Len Jelinek turned a microscope on the semiconductor manufacturing picture in the People's Republic of China here Thursday (Oct.9), explaining that the party had nurtured the industry, and had now begun the process of supplying it with a native base of design houses and fabless semiconductor companies.
Specifically, Jelinek pointed to reductions in value-added tax for locally-produced semiconductors, three-year depreciation schedules, huge tax breaks and major support on land and infrastructure as ways both the national and local governments encouraged the building of advanced fabs.
He further pointed out that China's entrance into the World Trade Organization had eliminated tariffs on semiconductors, at least theoretically improved intellectual property protection, and had induced the Chinese to agree to enforce anti-dumping legislation. Further, he said, recent US moves had provided powerful work-arounds to circumvent the Wassenaar Agreement that had previously made licensing mandatory for export of advanced wafer processing equipment.
He observed that all these factors had combined to nurture a huge growth in construction of fab shells. He projected that by 2007, 10 per cent of the world capacity (by wafer area) would be in China.
But Jelinek made a point that this was very different from a huge, uncontrolled fab-building program. Chinese foundries build enormous shells, he said, but facilitize them as necessary for the demand they actually see, rather than outfitting an entire 100K wafer/month fab at once. When the most recent advanced fabs came on line, he noted, there was insufficient Chinese fabless semiconductor industry to consume the capacity internally, so most of the capacity is being offered on the world market.

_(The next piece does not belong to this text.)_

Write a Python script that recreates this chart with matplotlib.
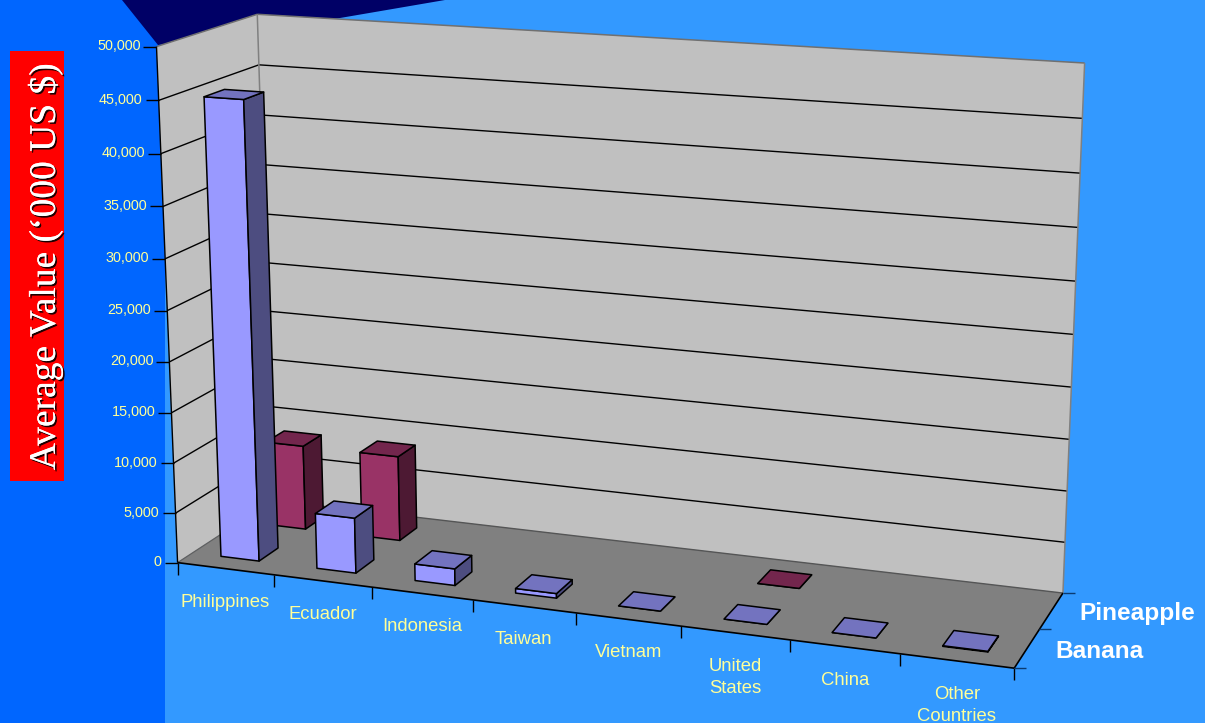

But when asked if the Chinese building program would force the industry back into overcapacity in 2005, Jelinek said that he thought not. "The Chinese fabs are pure-play foundries, not IDMs," Jelinek reiterated, "and that is an important difference. Because they are dependent on external demand, they will only equip the fabs to support the demand they see in the pipe. So no, I don't think they will flood the market with capacity."